In regard to the second question, python allows for such a syntax, if you know exactly, just how many values the function is going to return.
def f(x):
L = []
for i in range(x):
L.append(x * i)
return L
In [39]: a, b, c = f(3)
In [40]: a
Out[40]: 0
In [41]: b
Out[41]: 3
In [42]: c
Out[42]: 6
In [43]: a, b, c = f(2)
---------------------------------------------------------------------------
ValueError Traceback (most recent call last)
<ipython-input-43-5480fa44be36> in <module>()
----> 1 a, b, c = f(2)
ValueError: need more than 2 values to unpack
In [44]: a, b, c = f(4)
---------------------------------------------------------------------------
ValueError Traceback (most recent call last)
<ipython-input-44-d2c7a6593838> in <module>()
----> 1 a, b, c = f(4)
ValueError: too many values to unpack
Lastly, here is an example from this Lisp tutorial:
;; in this function, the return result of (+ x x) is not assigned so it is essentially
;; lost; the function body moves on to the next form, (* x x), which is the last form
;; of this function body. So the function call only returns (* 10 10) => 100
* ((lambda (x) (+ x x) (* x x)) 10)
=> 100
;; in this function, we capture the return values of both (+ x x) and (* x x), as the
;; lexical variables SUM and PRODUCT; using VALUES, we can return multiple values from
;; a form instead of just one
* ((lambda (x) (let ((sum (+ x x)) (product (* x x))) (values sum product))) 10)
=> 20 100
I write this as a late response to the accepted answer since it is wrong!
Lambda Calculus does have multiple return values, but it takes a bit to understand what returning multiple values mean.
Lambda Calculus has no inherent definition of a collection of stuff, but it does allow you to invent it using products and church numerals.
pure functional JavaScript will be used for this example.
let's define a product as follows:
const product = a => b => callback => callback(a)(b);
then we can define church_0, and church_1 aka true, false, aka left, right, aka car, cdr, aka first, rest as follows:
const church_0 = a => b => a;
const church_1 = a => b => b;
let's start with making a function that returns two values, 20, and "Hello".
const product = a => b => callback => callback(a)(b);
const church_0 = a => b => a;
const church_1 = a => b => b;
const returns_many = () => product(20)("Hello");
const at_index_zero = returns_many()(church_0);
const at_index_one = returns_many()(church_1);
console.log(at_index_zero);
console.log(at_index_one);
As expected, we got 20 and "Hello".
To return more than 2 values, it gets a bit tricky:
const product = a => b => callback => callback(a)(b);
const church_0 = a => b => a;
const church_1 = a => b => b;
const returns_many = () => product(20)(
product("Hello")(
product("Yes")("No")
)
);
const at_index_zero = returns_many()(church_0);
const at_index_one = returns_many()(church_1)(church_0);
const at_index_two = returns_many()(church_1)(church_1)(church_0);
console.log(at_index_zero);
console.log(at_index_one);
console.log(at_index_two);
As you can see, a function can return an arbitrary number of return values, but to access these values, a you cannot simply use result()[0], result()[1], or result()[2], but you must use functions that filter out the position you want.

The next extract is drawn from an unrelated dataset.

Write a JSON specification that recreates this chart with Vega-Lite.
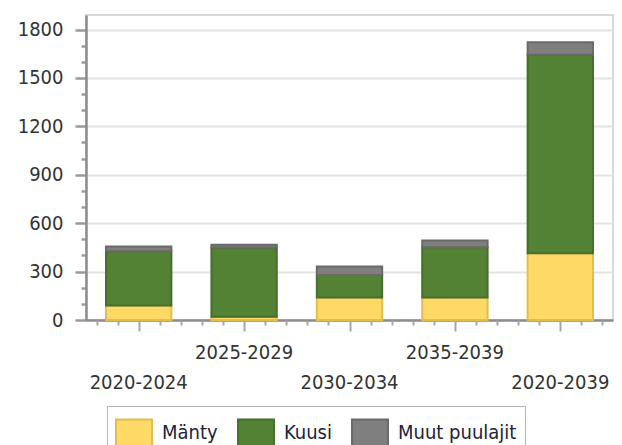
{
  "$schema": "https://vega.github.io/schema/vega-lite/v6.json",
  "width": 527,
  "height": 305,
  "autosize": "none",
  "padding": {"left": 86, "top": 15, "right": 9, "bottom": 125},
  "background": "white",
  "config": {
    "view": {"stroke": "#d9d9d9", "strokeWidth": 2},
    "font": "DejaVu Sans Condensed"
  },
  "data": {
    "values": [
      {"jakso": "2020-2024", "laji": "Mänty", "arvo": 90},
      {"jakso": "2020-2024", "laji": "Kuusi", "arvo": 336},
      {"jakso": "2020-2024", "laji": "Muut puulajit", "arvo": 29},
      {"jakso": "2025-2029", "laji": "Mänty", "arvo": 20},
      {"jakso": "2025-2029", "laji": "Kuusi", "arvo": 430},
      {"jakso": "2025-2029", "laji": "Muut puulajit", "arvo": 17},
      {"jakso": "2030-2034", "laji": "Mänty", "arvo": 140},
      {"jakso": "2030-2034", "laji": "Kuusi", "arvo": 139},
      {"jakso": "2030-2034", "laji": "Muut puulajit", "arvo": 52},
      {"jakso": "2035-2039", "laji": "Mänty", "arvo": 140},
      {"jakso": "2035-2039", "laji": "Kuusi", "arvo": 311},
      {"jakso": "2035-2039", "laji": "Muut puulajit", "arvo": 41},
      {"jakso": "2020-2039", "laji": "Mänty", "arvo": 413},
      {"jakso": "2020-2039", "laji": "Kuusi", "arvo": 1230},
      {"jakso": "2020-2039", "laji": "Muut puulajit", "arvo": 78}
    ]
  },
  "layer": [
    {
      "transform": [
        {"calculate": "indexof(['Mänty','Kuusi','Muut puulajit'], datum.laji)", "as": "pino"}
      ],
      "mark": {"type": "bar", "strokeWidth": 2},
      "encoding": {
        "x": {
          "field": "jakso",
          "type": "nominal",
          "sort": ["2020-2024", "2025-2029", "2030-2034", "2035-2039", "2020-2039"],
          "scale": {"paddingInner": 0.38, "paddingOuter": 0.19},
          "axis": {
            "title": null,
            "ticks": false,
            "domainColor": "#8c8c8c",
            "domainWidth": 2.5,
            "labelAngle": 0,
            "labelFontSize": 20,
            "labelColor": "#333333",
            "labelLineHeight": 30,
            "labelPadding": 22,
            "labelExpr": "indexof(['2025-2029','2035-2039'], datum.value) >= 0 ? datum.value : ['', datum.value]"
          }
        },
        "y": {
          "field": "arvo",
          "type": "quantitative",
          "stack": "zero",
          "scale": {"domain": [0, 1890], "nice": false},
          "axis": {
            "title": null,
            "values": [0,100,200,300,400,500,600,700,800,900,1000,1100,1200,1300,1400,1500,1600,1700,1800],
            "format": "d",
            "labelExpr": "datum.value % 300 === 0 ? datum.label : ''",
            "tickSize": {"condition": {"test": "datum.value % 300 === 0", "value": 11}, "value": 5},
            "tickColor": "#9a9a9a",
            "tickWidth": 2.5,
            "gridOpacity": {"condition": {"test": "datum.value % 300 === 0", "value": 1}, "value": 0},
            "gridColor": "#e3e3e3",
            "gridWidth": 2,
            "domainColor": "#8c8c8c",
            "domainWidth": 2.5,
            "labelFontSize": 20,
            "labelColor": "#333333",
            "labelPadding": 12
          }
        },
        "order": {"field": "pino", "type": "quantitative", "sort": "ascending"},
        "color": {
          "field": "laji",
          "type": "nominal",
          "sort": ["Mänty", "Kuusi", "Muut puulajit"],
          "scale": {"domain": ["Mänty", "Kuusi", "Muut puulajit"], "range": ["#FFD966", "#548235", "#7F7F7F"]},
          "legend": {
            "title": null,
            "orient": "none",
            "legendX": 21,
            "legendY": 391,
            "direction": "horizontal",
            "symbolType": "M-1,-0.78H1V0.78H-1Z",
            "symbolSize": 1296,
            "symbolStrokeWidth": 2,
            "labelFontSize": 20,
            "labelColor": "#22223a",
            "labelOffset": 9,
            "columnPadding": 16,
            "padding": 8,
            "strokeColor": "#b3b3b3"
          }
        },
        "stroke": {
          "field": "laji",
          "type": "nominal",
          "sort": ["Mänty", "Kuusi", "Muut puulajit"],
          "scale": {"domain": ["Mänty", "Kuusi", "Muut puulajit"], "range": ["#E2BC4F", "#466E2C", "#6A6A6A"]}
        }
      }
    },
    {
      "data": {"values": [{}]},
      "mark": {"type": "rule", "opacity": 0},
      "encoding": {
        "x": {
          "datum": 0,
          "type": "quantitative",
          "scale": {"domain": [0, 25], "nice": false, "zero": false},
          "axis": {
            "orient": "bottom",
            "title": null,
            "values": [0.5,1.5,2.5,3.5,4.5,5.5,6.5,7.5,8.5,9.5,10.5,11.5,12.5,13.5,14.5,15.5,16.5,17.5,18.5,19.5,20.5,21.5,22.5,23.5,24.5],
            "labels": false,
            "domain": false,
            "grid": false,
            "tickColor": "#a6a6a6",
            "tickWidth": 2,
            "tickSize": {"condition": {"test": "(datum.value - 2.5) % 5 === 0", "value": 11}, "value": 5}
          }
        }
      }
    }
  ],
  "resolve": {"scale": {"x": "independent"}}
}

This is mindblowingly similar to electrical circuits, in that circuits have no "0", "1", "2", "3", but they do have means to make decisions, and by abstracting away our circuitry with byte(reverse list of 8 inputs), word(reverse list of 16 inputs), in this language, 0 as a byte would be [0, 0, 0, 0, 0, 0, 0, 0] which is equivalent to:
const Byte = a => b => c => d => e => f => g => h => callback =>
callback(a)(b)(c)(d)(e)(f)(g)(h);
const Byte_one = Byte(0)(0)(0)(0)(0)(0)(0)(1); // preserves
const Bit_zero = Byte_one(b7 => b6 => b5 => b4 => b3 => b2 => b1 => b0 => b0);
After inventing a number, we can make an algorithm to, given a byte-indexed array, and a byte representing index we want from this array, it will take care of the boilerplate.
Anyway, what we call arrays is nothing more than the following, expressed in higher level to show the point:
// represent nested list of bits(addresses)
// to nested list of bits(bytes) interpreted as strings.
const MyArray = function(index) {
return (index == 0)
? "0th"
: (index == 1)
? "first"
: "second"
;
};
except it doesnt do 2^32 - 1 if statements, it only does 8 and recursively narrows down the specific element you want. Essentially it acts exactly like a multiplexor(except the "single" signal is actually a fixed number of bits(coproducts, choices) needed to uniquely address elements).
My point is that is Arrays, Maps, Associative Arrays, Lists, Bits, Bytes, Words, are all fundamentally functions, both at circuit level(where we can represent complex universes with nothing but wires and switches), and mathematical level(where everything is ultimately products(sequences, difficult to manage without requiring nesting, eg lists), coproducts(types, sets), and exponentials(free functors(lambdas), forgetful functors)).